Column | Description |
---|---|
anonymeID | anonymized id for individuals in the sample. Consistent across all data frames |
success | whether a shellfishing trip yielded any return (always 1 - in shells)/ how many times a trap captured anything (in traps) |
returns | weight (grams) of unprocessed shellfish collected in one trip (in shells)/total weight (grams) of all preys captured by a certain trap (in traps) |
length_min | duration of shellfish collection trip, excluding travelling and processing time (in shells) |
tide_height_m | minimum height of tide during which shellfish collecting trip was carried out (recorded daily from https://www.tideschart.com/Tanzania/Pemba-North/Micheweni/Konde/, in shells) |
tide_avg_depth | average height of tide during trip, calculated approximating tidal bulge as an inverted gaussian kernel (in shells) |
n_item_types | n of different types of shells collected by forager during trip (in shells) |
age | standardized age of individuals in the sample(in shell_ppl, trap_ppl) |
sex | sex of individuals in sample (in shell_ppl, trap_ppl) |
height | height of individuals in sample (centimeters, in shell_ppl, trap_ppl) |
grip | grip strength of individuals in sample (kilograms, in shell_ppl, trap_ppl) |
knowledge | n of items listed by individuals in sample in a freelisting task (prompt: "list all living organisms you can think of", in shell_ppl, trap_ppl) |
data | relevant source of data (either from foraging trips, anthropometric measures, knowledge interviews, informs the statistical model in treating missing data. In shell_ppl, trap_ppl) |
exposure | days from construction to dismantling/last observation of trap (in traps) |
length_day and length_hour | distance in days or hours between subsequent observations of one trap. Note that some observations are missing and hence distance in time can be incorrect (in all_traps) |
trap_ID | identification code for individual traps (in traps) |
NA datapoints
NA data appear within individual level data when the individuals' traits were not measured. In particular, there are instances where height, grip strength or ecological knowledge of individuals was not measured. These cases are marked by NA.
Additional data:
Within the main data list are contained matrixes which report the results of freelist tasks (each row is an individual, each column a possible item in the list. The matrix reports 1 in cell [i,j] if individual i named item j during their freelist, task, otherwise it reports 0).

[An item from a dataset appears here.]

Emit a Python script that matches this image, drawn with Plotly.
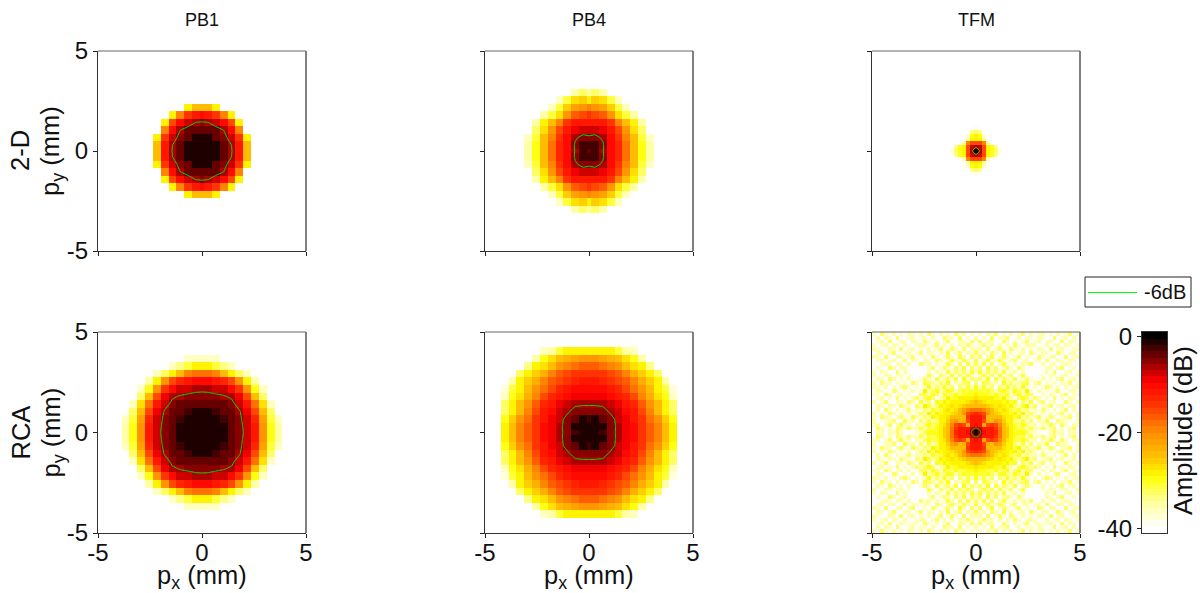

Note that the data contain a dataframe named traps
, where each row is a single trap, installed by a single individual (this was used to produce the results shown in the paper), and an all_traps
dataframe, where each row is an observation of a trap, i.e. an instance where the status of the trap was observed by the hunters.
Code/Software
The code provided here is relative to the results presented in the main article. Running the make_file.R script will prepare the data, compile the models and produce the plots shown in figure 4 and 5 in the main text. Model fits and plots wil be saved in folders appropriately defined. All the code was written in R 4.2.2. Statistical models are fit using the Stan MCMC engine via the rstan package (2.21.0), which requires a C++ compiler. Installation instructions are available at https://github.com/stan-dev/rstan/wiki/RStan-Getting-Started. The rethinking package (2.21) is required to process fitted model outputs - installation instructions at http://xcelab.net/rm/software/.
Methods
Data were collected through structured interviews and observations during summer 2019 and through 2020. Processing included data cleaning and wrangling (non reproducible code available online), anonymization of identifiable information and dataset restructuring.